May 16, 2022

Lunar Eclipse, May 2022



Last night's eclipse looked like it was going to be a wash for us, with clouds and rain forecast all evening. There was no sign of the moon as the eclipse began, but shortly before the start of totality I began to see stars through breaks in the clouds, so I packed the car and trucked the 'scope & cameras up the hill to Valley View Farm. I got one snapshot a few minutes into totality, then stood around for an hour-and-a-half, listening to birds & crickets and awakened horses munching on grass, as clouds and breaks drifted slowly overhead. Finally, with two minutes to go before the end of totality, a break in the clouds slid over the moon. I snapped a few frames before clouds covered the moon again, and the picture above is the result: a stack of four 1.3-second exposures through the Televue 85.

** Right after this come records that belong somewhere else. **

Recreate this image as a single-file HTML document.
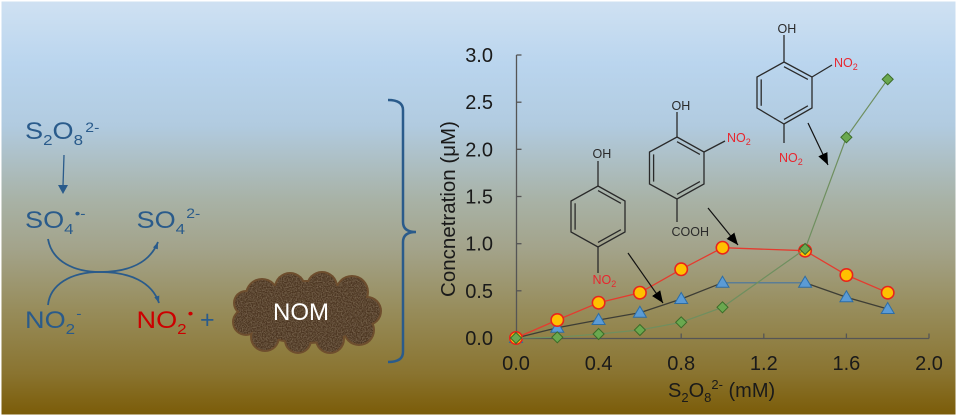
<!DOCTYPE html>
<html>
<head>
<meta charset="utf-8">
<style>
  html,body{margin:0;padding:0;background:#fff;}
  svg{display:block;}
  text{font-family:"Liberation Sans",Arial,sans-serif;}
</style>
</head>
<body>
<svg width="958" height="417" viewBox="0 0 958 417" xmlns="http://www.w3.org/2000/svg">
  <defs>
    <linearGradient id="bg" x1="0" y1="0" x2="0" y2="1">
      <stop offset="0" stop-color="#cfe1f2"/>
      <stop offset="0.15" stop-color="#bad5ee"/>
      <stop offset="0.30" stop-color="#b1cbe0"/>
      <stop offset="0.48" stop-color="#a8b2a6"/>
      <stop offset="0.60" stop-color="#a3a38a"/>
      <stop offset="0.75" stop-color="#978c5a"/>
      <stop offset="0.90" stop-color="#8a7430"/>
      <stop offset="1" stop-color="#7b5c08"/>
    </linearGradient>
    <marker id="ah" viewBox="0 0 12 10" refX="12" refY="5" markerWidth="12" markerHeight="10" markerUnits="userSpaceOnUse" orient="auto">
      <path d="M0,0 L12,5 L0,10 z" fill="#000"/>
    </marker>
    <marker id="bh" viewBox="0 0 8 6" refX="8" refY="3" markerWidth="7" markerHeight="6" markerUnits="userSpaceOnUse" orient="auto">
      <path d="M0,0 L8,3 L0,6 z" fill="#2a5b8b"/>
    </marker>
    <filter id="tex" x="0" y="0" width="100%" height="100%">
      <feTurbulence type="fractalNoise" baseFrequency="0.8" numOctaves="2" seed="3" result="n"/>
      <feColorMatrix in="n" type="matrix" values="0 0 0 0 0.45  0 0 0 0 0.33  0 0 0 0 0.20  0 0 0 0.7 -0.25" result="c"/>
      <feComposite in="c" in2="SourceGraphic" operator="in" result="t"/>
      <feMerge><feMergeNode in="SourceGraphic"/><feMergeNode in="t"/></feMerge>
    </filter>
  </defs>

  <!-- background -->
  <rect x="1.5" y="1.5" width="954" height="413" fill="url(#bg)"/>

  <!-- ===== Left reaction scheme ===== -->
  <g fill="#2a5b8b">
    <g transform="translate(25,139) scale(1.13,1)">
      <text font-size="24">S<tspan font-size="15" dy="6">2</tspan><tspan dy="-6">O</tspan><tspan font-size="15" dy="6">8</tspan><tspan font-size="14" dy="-13" dx="2">2-</tspan></text>
    </g>
    <g transform="translate(25,228) scale(1.13,1)">
      <text font-size="24">SO<tspan font-size="15" dy="6">4</tspan><tspan font-size="14" dy="-16" dx="1">•-</tspan></text>
    </g>
    <g transform="translate(136.5,228) scale(1.13,1)">
      <text font-size="24">SO<tspan font-size="15" dy="6">4</tspan><tspan font-size="14" dy="-16" dx="1">2-</tspan></text>
    </g>
    <g transform="translate(25,328) scale(1.13,1)">
      <text font-size="24">NO<tspan font-size="15" dy="6">2</tspan><tspan font-size="14" dy="-16" dx="1">-</tspan></text>
    </g>
    <g transform="translate(136.5,328) scale(1.13,1)">
      <text font-size="24" fill="#cc0000">NO<tspan font-size="15" dy="6">2</tspan><tspan font-size="14" dy="-16" dx="1">•</tspan></text>
    </g>
    <text x="200" y="328" font-size="25">+</text>
  </g>

  <line x1="64" y1="155" x2="63" y2="186" stroke="#2a5b8b" stroke-width="1.3"/>
  <polygon points="58,185 68,185 63,194" fill="#2a5b8b"/>

  <path d="M48,239 C52,262 75,272 100,272 C130,272 150,262 158,242" fill="none" stroke="#2a5b8b" stroke-width="1.8" marker-end="url(#bh)"/>
  <path d="M48,305 C50,285 70,272 100,272 C130,272 152,282 159,303" fill="none" stroke="#2a5b8b" stroke-width="1.8" marker-end="url(#bh)"/>

  <!-- NOM cloud -->
  <g fill="#6e4e2e">
    <ellipse cx="306" cy="312" rx="64" ry="32"/>
    <circle cx="262" cy="295" r="17"/>
    <circle cx="290" cy="288" r="16"/>
    <circle cx="322" cy="287" r="16"/>
    <circle cx="352" cy="292" r="17"/>
    <circle cx="367" cy="311" r="15"/>
    <circle cx="359" cy="330" r="16"/>
    <circle cx="330" cy="339" r="15"/>
    <circle cx="298" cy="340" r="14"/>
    <circle cx="265" cy="337" r="15"/>
    <circle cx="246" cy="322" r="14"/>
    <circle cx="246" cy="303" r="13"/>
  </g>
  <g fill="#4b3422" filter="url(#tex)">
    <ellipse cx="306" cy="312" rx="62" ry="30"/>
    <circle cx="262" cy="295" r="15"/>
    <circle cx="290" cy="288" r="14"/>
    <circle cx="322" cy="287" r="14"/>
    <circle cx="352" cy="292" r="15"/>
    <circle cx="367" cy="311" r="13"/>
    <circle cx="359" cy="330" r="14"/>
    <circle cx="330" cy="339" r="13"/>
    <circle cx="298" cy="340" r="12"/>
    <circle cx="265" cy="337" r="13"/>
    <circle cx="246" cy="322" r="12"/>
    <circle cx="246" cy="303" r="11"/>
  </g>
  <text x="301" y="320" font-size="24" fill="#ffffff" text-anchor="middle">NOM</text>

  <!-- brace -->
  <path d="M388,100 Q403,100 403,110 L403,222 Q403,232 416,232 Q403,232 403,242 L403,352 Q403,362 388,362" fill="none" stroke="#2a5b8b" stroke-width="2.5"/>

  <!-- ===== Chart ===== -->
  <g stroke="#555" stroke-width="1.3" fill="none">
    <line x1="516.5" y1="55" x2="516.5" y2="338.5"/>
    <line x1="516" y1="338.5" x2="929" y2="338.5"/>
    <line x1="516.5" y1="55" x2="521.5" y2="55"/>
    <line x1="516.5" y1="102.2" x2="521.5" y2="102.2"/>
    <line x1="516.5" y1="149.3" x2="521.5" y2="149.3"/>
    <line x1="516.5" y1="196.5" x2="521.5" y2="196.5"/>
    <line x1="516.5" y1="243.7" x2="521.5" y2="243.7"/>
    <line x1="516.5" y1="290.8" x2="521.5" y2="290.8"/>
    <line x1="598.6" y1="333.5" x2="598.6" y2="338.5"/>
    <line x1="681.2" y1="333.5" x2="681.2" y2="338.5"/>
    <line x1="763.8" y1="333.5" x2="763.8" y2="338.5"/>
    <line x1="846.4" y1="333.5" x2="846.4" y2="338.5"/>
    <line x1="929" y1="333.5" x2="929" y2="338.5"/>
  </g>

  <g font-size="20" fill="#1a1a1a" text-anchor="end">
    <text x="493" y="62">3.0</text>
    <text x="493" y="109.2">2.5</text>
    <text x="493" y="156.3">2.0</text>
    <text x="493" y="203.5">1.5</text>
    <text x="493" y="250.7">1.0</text>
    <text x="493" y="297.8">0.5</text>
    <text x="493" y="345">0.0</text>
  </g>
  <g font-size="20" fill="#1a1a1a" text-anchor="middle">
    <text x="516" y="370">0.0</text>
    <text x="598.6" y="370">0.4</text>
    <text x="681.2" y="370">0.8</text>
    <text x="763.8" y="370">1.2</text>
    <text x="846.4" y="370">1.6</text>
    <text x="929" y="370">2.0</text>
  </g>

  <text x="668" y="397" font-size="20" fill="#1a1a1a">S<tspan font-size="13" dy="5">2</tspan><tspan dy="-5">O</tspan><tspan font-size="13" dy="5">8</tspan><tspan font-size="13" dy="-13">2-</tspan><tspan dy="8"> (mM)</tspan></text>
  <text transform="translate(455,209) rotate(-90)" x="0" y="0" font-size="20.5" fill="#1a1a1a" text-anchor="middle">Concnetration (μM)</text>

  <!-- series: blue triangles -->
  <polyline points="516,338 557.3,327.7 598.6,320 639.9,312.7 681.2,299 722.5,282.7" fill="none" stroke="#3d3d35" stroke-width="1.3"/>
  <line x1="722.5" y1="282.7" x2="805.1" y2="282.7" stroke="#5b7d95" stroke-width="1.5"/>
  <polyline points="805.1,282.7 846.4,297.3 887.7,309" fill="none" stroke="#3d3d35" stroke-width="1.3"/>
  <g fill="#5b9bd5" stroke="#2e6da4" stroke-width="1">
    <polygon points="516,331.5 522.5,342.5 509.5,342.5"/>
    <polygon points="557.3,321.2 563.8,332.2 550.8,332.2"/>
    <polygon points="598.6,313.5 605.1,324.5 592.1,324.5"/>
    <polygon points="639.9,306.2 646.4,317.2 633.4,317.2"/>
    <polygon points="681.2,292.5 687.7,303.5 674.7,303.5"/>
    <polygon points="722.5,276.2 729,287.2 716,287.2"/>
    <polygon points="805.1,276.2 811.6,287.2 798.6,287.2"/>
    <polygon points="846.4,290.8 852.9,301.8 839.9,301.8"/>
    <polygon points="887.7,302.5 894.2,313.5 881.2,313.5"/>
  </g>

  <!-- series: red circles -->
  <polyline points="516,338 557.3,320 598.6,302.7 639.9,292.7 681.2,269.3 722.5,247.7 805.1,250.7 846.4,275 887.7,292.7" fill="none" stroke="#e53b2f" stroke-width="1.3"/>
  <g fill="#ffc000" stroke="#e8241c" stroke-width="1.6">
    <circle cx="516" cy="338" r="6.2"/>
    <circle cx="557.3" cy="320" r="6.2"/>
    <circle cx="598.6" cy="302.7" r="6.2"/>
    <circle cx="639.9" cy="292.7" r="6.2"/>
    <circle cx="681.2" cy="269.3" r="6.2"/>
    <circle cx="722.5" cy="247.7" r="6.2"/>
    <circle cx="805.1" cy="250.7" r="6.2"/>
    <circle cx="846.4" cy="275" r="6.2"/>
    <circle cx="887.7" cy="292.7" r="6.2"/>
  </g>

  <!-- series: green diamonds -->
  <polyline points="516,338 557.3,337.3 598.6,334 639.9,330 681.2,322.3 722.5,307.3 805.1,249 846.4,137.3 887.7,79.3" fill="none" stroke="#6f8f5f" stroke-width="1.2"/>
  <g fill="#6aa84f" stroke="#3b6b28" stroke-width="1">
    <polygon points="516,332.5 521.5,338 516,343.5 510.5,338"/>
    <polygon points="557.3,331.8 562.8,337.3 557.3,342.8 551.8,337.3"/>
    <polygon points="598.6,328.5 604.1,334 598.6,339.5 593.1,334"/>
    <polygon points="639.9,324.5 645.4,330 639.9,335.5 634.4,330"/>
    <polygon points="681.2,316.8 686.7,322.3 681.2,327.8 675.7,322.3"/>
    <polygon points="722.5,301.8 728,307.3 722.5,312.8 717,307.3"/>
    <polygon points="805.1,243.5 810.6,249 805.1,254.5 799.6,249"/>
    <polygon points="846.4,131.8 851.9,137.3 846.4,142.8 840.9,137.3"/>
    <polygon points="887.7,73.8 893.2,79.3 887.7,84.8 882.2,79.3"/>
  </g>

  <!-- ===== Molecules ===== -->
  <g stroke="#2a2a2a" stroke-width="1.3" fill="none">
    <polygon points="598,186 625,201 625,232 598,247 571,232 571,201"/>
    <line x1="598" y1="190.6" x2="620.9" y2="203.3"/>
    <line x1="620.9" y1="229.7" x2="598" y2="242.4"/>
    <line x1="575.1" y1="229.7" x2="575.1" y2="203.3"/>
    <line x1="598" y1="161" x2="598" y2="186"/>
    <line x1="598" y1="247" x2="598" y2="273"/>

    <polygon points="677,137 704,152 704,184 677,199 649.5,184 649.5,152"/>
    <line x1="677" y1="141.7" x2="699.9" y2="154.4"/>
    <line x1="699.9" y1="181.6" x2="677" y2="194.3"/>
    <line x1="653.6" y1="181.6" x2="653.6" y2="154.4"/>
    <line x1="677" y1="112" x2="677" y2="137"/>
    <line x1="704" y1="152" x2="725" y2="141"/>
    <line x1="677" y1="199" x2="677" y2="222"/>

    <polygon points="784,62 812,77 812,108 784,124 757,108 757,77"/>
    <line x1="784" y1="66.7" x2="807.9" y2="79.4"/>
    <line x1="807.9" y1="105.8" x2="784" y2="119.4"/>
    <line x1="761.2" y1="105.8" x2="761.2" y2="79.4"/>
    <line x1="784" y1="35" x2="784" y2="62"/>
    <line x1="812" y1="77" x2="832" y2="65"/>
    <line x1="784" y1="124" x2="784" y2="143"/>
  </g>
  <g font-size="12.5" fill="#2a2a2a">
    <text x="592.5" y="158">OH</text>
    <text x="671.5" y="110">OH</text>
    <text x="671.5" y="236">COOH</text>
    <text x="777.5" y="33">OH</text>
  </g>
  <g font-size="12.5" fill="#e8262e">
    <text x="592.5" y="284">NO<tspan font-size="9" dy="3">2</tspan></text>
    <text x="727" y="142">NO<tspan font-size="9" dy="3">2</tspan></text>
    <text x="834" y="67">NO<tspan font-size="9" dy="3">2</tspan></text>
    <text x="779" y="162">NO<tspan font-size="9" dy="3">2</tspan></text>
  </g>

  <!-- pointer arrows -->
  <g stroke="#111" stroke-width="1.2">
    <line x1="628" y1="253" x2="663" y2="303" marker-end="url(#ah)"/>
    <line x1="708" y1="208" x2="738" y2="245" marker-end="url(#ah)"/>
    <line x1="808" y1="123" x2="828" y2="165" marker-end="url(#ah)"/>
  </g>
</svg>
</body>
</html>
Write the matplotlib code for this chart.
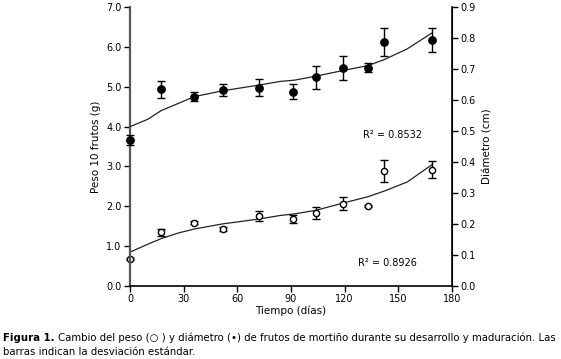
import matplotlib
matplotlib.use("Agg")
import matplotlib.pyplot as plt

# sampling days
dias = [0, 17.5, 36, 52, 72, 91, 104, 119, 133, 142, 169]

# weight of 10 fruits (g), open circles, left axis
peso = [0.68, 1.35, 1.59, 1.44, 1.75, 1.68, 1.84, 2.07, 2.0, 2.88, 2.92]
peso_sd = [0.03, 0.09, 0.04, 0.05, 0.13, 0.11, 0.15, 0.17, 0.03, 0.28, 0.21]

# diameter (cm), filled circles, right axis
diam = [0.472, 0.634, 0.611, 0.633, 0.640, 0.627, 0.673, 0.704, 0.704, 0.786, 0.794]
diam_sd = [0.016, 0.026, 0.014, 0.02, 0.028, 0.025, 0.036, 0.039, 0.014, 0.045, 0.039]

# fitted trend lines
curva_x = [0, 10, 17.5, 27, 36, 52, 72, 84, 92, 104, 119, 133, 142, 155, 169]
curva_peso = [0.85, 1.05, 1.19, 1.33, 1.43, 1.56, 1.68, 1.77, 1.81, 1.9, 2.08, 2.24, 2.38, 2.61, 3.05]
curva_diam = [0.514, 0.538, 0.566, 0.589, 0.611, 0.630, 0.648, 0.660, 0.664, 0.677, 0.695, 0.711, 0.730, 0.765, 0.817]

r2_peso = "R² = 0.8926"
r2_diam = "R² = 0.8532"

plt.rcParams['font.family'] = 'DejaVu Sans'
fig = plt.figure(figsize=(5.61, 3.59), dpi=100)
ax = fig.add_axes([0.2317, 0.2033, 0.5740, 0.7772])
ax2 = ax.twinx()

ax.plot(curva_x, curva_peso, color='#222222', lw=0.9)
eb1 = ax.errorbar(dias, peso, yerr=peso_sd, fmt='o', ms=4.5, mfc='white', mec='black',
                  mew=1.0, ecolor='black', elinewidth=1.0, capsize=3, capthick=1.0)
ax2.plot(curva_x, curva_diam, color='#222222', lw=0.9)
eb2 = ax2.errorbar(dias, diam, yerr=diam_sd, fmt='o', ms=5.3, color='black',
                   ecolor='black', elinewidth=1.0, capsize=3, capthick=1.0)
for eb in (eb1, eb2):
    for art in eb.get_children():
        art.set_clip_on(False)

ax.set_xlim(0, 180)
ax.set_ylim(0, 7)
ax2.set_ylim(0, 0.9)
ax.set_xticks(range(0, 181, 30))
ax.set_yticks([i * 1.0 for i in range(8)])
ax.set_yticklabels([f"{i:.1f}" for i in range(8)])
ax2.set_yticks([i / 10 for i in range(10)])
ax2.set_yticklabels([f"{i / 10:.1f}" for i in range(10)])

for a in (ax, ax2):
    a.spines['top'].set_visible(False)
    a.tick_params(labelsize=7, length=4, width=1.0, pad=2)
ax.spines['left'].set_color('#555555')
ax.spines['left'].set_linewidth(1.6)
ax.spines['bottom'].set_linewidth(1.2)
ax2.spines['right'].set_linewidth(1.2)
ax2.spines['left'].set_visible(False)
ax2.spines['bottom'].set_visible(False)

ax.set_xlabel("Tiempo (días)", fontsize=7.5, labelpad=1)
ax.set_ylabel("Peso 10 frutos (g)", fontsize=7.5, labelpad=4)
ax2.set_ylabel("Diámetro (cm)", fontsize=7.5, labelpad=5)

ax.text(147, 3.79, r2_diam, fontsize=7, ha='center', va='center')
ax.text(144, 0.58, r2_peso, fontsize=7, ha='center', va='center')

# caption, sized to span the figure width
y1 = 1 - 338 / 359
y2 = 1 - 352 / 359
fs = 7.5
t1 = fig.text(3 / 561, y1, "Figura 1.", fontsize=fs, fontweight='bold', va='center')
t2 = fig.text(0, y1,
              "Cambio del peso (○ ) y diámetro (•) de frutos de mortiño durante su desarrollo y maduración. Las",
              fontsize=fs, va='center')
t3 = fig.text(3 / 561, y2, "barras indican la desviación estándar.", fontsize=fs, va='center')
fig.canvas.draw()
r = fig.canvas.get_renderer()
w = t1.get_window_extent(r).width + 3 + t2.get_window_extent(r).width
fs = fs * 554 / w
for t in (t1, t2, t3):
    t.set_fontsize(fs)
fig.canvas.draw()
bb = t1.get_window_extent(r)
t2.set_x((bb.x1 + 3) / 561)

fig.savefig("out.png", dpi=100)
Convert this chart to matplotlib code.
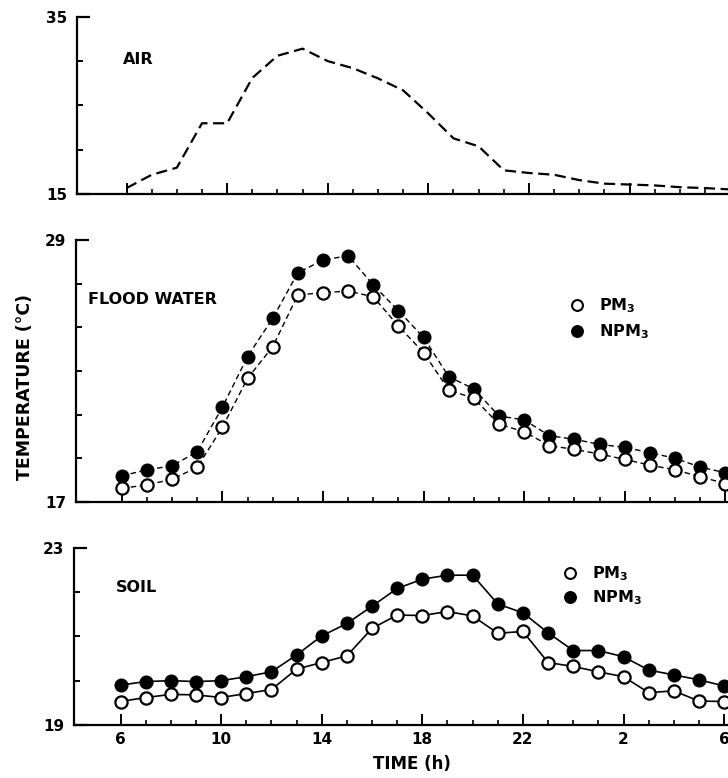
import matplotlib
matplotlib.use("Agg")
import matplotlib.pyplot as plt
from matplotlib.ticker import FixedLocator, FixedFormatter, NullFormatter

# ---------------- data ----------------
hours = list(range(6, 31))
time_tick_pos = [6, 10, 14, 18, 22, 26, 30]
time_tick_labels = ["6", "10", "14", "18", "22", "2", "6"]

air = [15.7, 17.2, 18.0, 23.0, 23.0, 28.1, 30.6, 31.4, 30.0, 29.2, 28.05, 26.7,
       24.1, 21.3, 20.4, 17.7, 17.4, 17.2, 16.6, 16.2, 16.1, 16.0, 15.8, 15.7, 15.55]

flood_npm3 = [18.2, 18.47, 18.66, 19.3, 21.34, 23.66, 25.41, 27.5, 28.08, 28.28,
              26.94, 25.76, 24.54, 22.74, 22.18, 20.94, 20.76, 20.04, 19.87, 19.64,
              19.5, 19.26, 19.0, 18.6, 18.34]
flood_pm3 = [17.63, 17.78, 18.04, 18.59, 20.42, 22.66, 24.11, 26.48, 26.59, 26.66,
             26.4, 25.06, 23.84, 22.13, 21.75, 20.56, 20.22, 19.58, 19.41, 19.2,
             18.95, 18.69, 18.47, 18.16, 17.84]

soil_npm3 = [19.9, 19.98, 20.0, 19.98, 20.0, 20.09, 20.2, 20.58, 21.01, 21.29,
             21.68, 22.08, 22.29, 22.38, 22.38, 21.73, 21.53, 21.08, 20.68, 20.68,
             20.54, 20.24, 20.13, 20.02, 19.88]
soil_pm3 = [19.53, 19.62, 19.69, 19.68, 19.62, 19.71, 19.8, 20.26, 20.41, 20.56,
            21.18, 21.48, 21.47, 21.56, 21.46, 21.07, 21.11, 20.41, 20.32, 20.2,
            20.09, 19.73, 19.77, 19.54, 19.53]

air_yticks = [15, 20, 25, 30, 35]
flood_yticks = [17, 19, 21, 23, 25, 27, 29]
soil_yticks = [19, 20, 21, 22, 23]

# ---------------- layout ----------------
W, H = 728, 778
plt.rcParams['font.family'] = ['DejaVu Sans']
plt.rcParams['mathtext.fontset'] = 'dejavusans'
fig = plt.figure(figsize=(W / 100, H / 100), dpi=100)

PX_PER_H = 25.15
XMAX = 30.3


def make_axes(left_px, top_px, bottom_px, x0):
    width_px = (XMAX - x0) * PX_PER_H
    ax = fig.add_axes([left_px / W, 1 - bottom_px / H, width_px / W, (bottom_px - top_px) / H])
    ax.set_xlim(x0, XMAX)
    for s in ("top", "right"):
        ax.spines[s].set_visible(False)
    for s in ("left", "bottom"):
        ax.spines[s].set_linewidth(1.6)
    ax.patch.set_alpha(0)
    return ax


def style_axis(ax, yticks, ylim, show_x_labels):
    ax.set_ylim(*ylim)
    ends = [yticks[0], yticks[-1]]
    inner = yticks[1:-1]
    ax.yaxis.set_major_locator(FixedLocator(ends))
    ax.yaxis.set_major_formatter(FixedFormatter([str(v) for v in ends]))
    ax.yaxis.set_minor_locator(FixedLocator(inner))
    ax.tick_params(axis='y', which='major', direction='in', length=9, width=1.6,
                   pad=7, labelsize=11)
    ax.tick_params(axis='y', which='minor', direction='in', length=4, width=1.4)
    ax.xaxis.set_major_locator(FixedLocator(time_tick_pos))
    ax.xaxis.set_minor_locator(FixedLocator(hours))
    if show_x_labels:
        ax.xaxis.set_major_formatter(FixedFormatter(time_tick_labels))
    else:
        ax.xaxis.set_major_formatter(NullFormatter())
    ax.tick_params(axis='x', which='major', direction='in', length=8, width=1.4,
                   pad=5, labelsize=11)
    ax.tick_params(axis='x', which='minor', direction='in', length=3.5, width=1.2)
    for lab in ax.get_yticklabels() + ax.get_xticklabels():
        lab.set_fontweight('bold')


ms = 8.8

# ---- AIR ----
ax1 = make_axes(77, 16.7, 194.3, 4.03)
style_axis(ax1, air_yticks, (15, 35), False)
ax1.plot(hours, air, color='black', lw=1.6, ls=(0, (5, 2.5)))

# ---- FLOOD WATER ----
ax2 = make_axes(76, 240, 502, 4.18)
style_axis(ax2, flood_yticks, (17, 29), False)
ax2.plot(hours, flood_npm3, color='black', lw=1.0, ls=(0, (4, 2.5)), marker='o',
         ms=ms, mfc='black', mec='black', mew=1.3, zorder=3)
ax2.plot(hours, flood_pm3, color='black', lw=1.0, ls=(0, (4, 2.5)), marker='o',
         ms=ms, mfc='white', mec='black', mew=1.6, zorder=4)

# ---- SOIL ----
ax3 = make_axes(74, 547.7, 725, 4.15)
style_axis(ax3, soil_yticks, (19, 23), True)
ax3.plot(hours, soil_npm3, color='black', lw=1.2, marker='o',
         ms=ms, mfc='black', mec='black', mew=1.3, zorder=3)
ax3.plot(hours, soil_pm3, color='black', lw=1.2, marker='o',
         ms=ms, mfc='white', mec='black', mew=1.6, zorder=4)


# text labels in pixel coords (from top-left)
def ptext(x, y, s, **kw):
    fig.text(x / W, 1 - y / H, s, **kw)


ptext(123, 59, "AIR", fontsize=11.5, fontweight='bold', va='center', ha='left')
ptext(88, 300, "FLOOD WATER", fontsize=11.5, fontweight='bold', va='center', ha='left')
ptext(116, 588, "SOIL", fontsize=11.5, fontweight='bold', va='center', ha='left')


def legend_entry(x, y, filled, label):
    fig.lines.append(plt.Line2D([x / W], [1 - y / H], transform=fig.transFigure,
                                marker='o', ms=7.8, mfc='black' if filled else 'white',
                                mec='black', mew=1.5, ls='none'))
    ptext(x + 22, y + 1, label, fontsize=11.5, fontweight='bold', va='center', ha='left')


legend_entry(577, 305, False, r"PM$_\mathbf{3}$")
legend_entry(577, 331, True, r"NPM$_\mathbf{3}$")
legend_entry(570, 573, False, r"PM$_\mathbf{3}$")
legend_entry(570, 597, True, r"NPM$_\mathbf{3}$")

ptext(25, 387, "TEMPERATURE (°C)", fontsize=12.5, fontweight='bold', rotation=90,
      va='center', ha='center')
ptext(412, 764, "TIME (h)", fontsize=12, fontweight='bold', va='center', ha='center')

fig.savefig("out.png", dpi=100)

A lunar eclipse happens when the moon passes through the earth's shadow out in space. The central part of the shadow would be jet-black if it weren't for the earth's atmosphere, which bends small amounts of sunlight around the earth into the shadow. (The bent light is red for the same reason the sun turns reddish as it sets.) Less bent light reaches the center of the shadow, with the result that the shadow has a gradation in brightness. In the picture above, the upper-right portion of the moon is darker because it's near the center of the earth's shadow, and the lower-left portion is lighter because it's right on the edge of the shadow. That lower-left edge is actually slightly bluish due to ozone in the upper atmosphere bending blue light in the way that the lower atmosphere bends red light.

The next lunar eclipse will be on November 8, 2022, but in Massachusetts the moon will be low in a brightening dawn sky during totality. The next total lunar eclipse after that, on March 14, 2025, will be easily visible from here—weather permitting.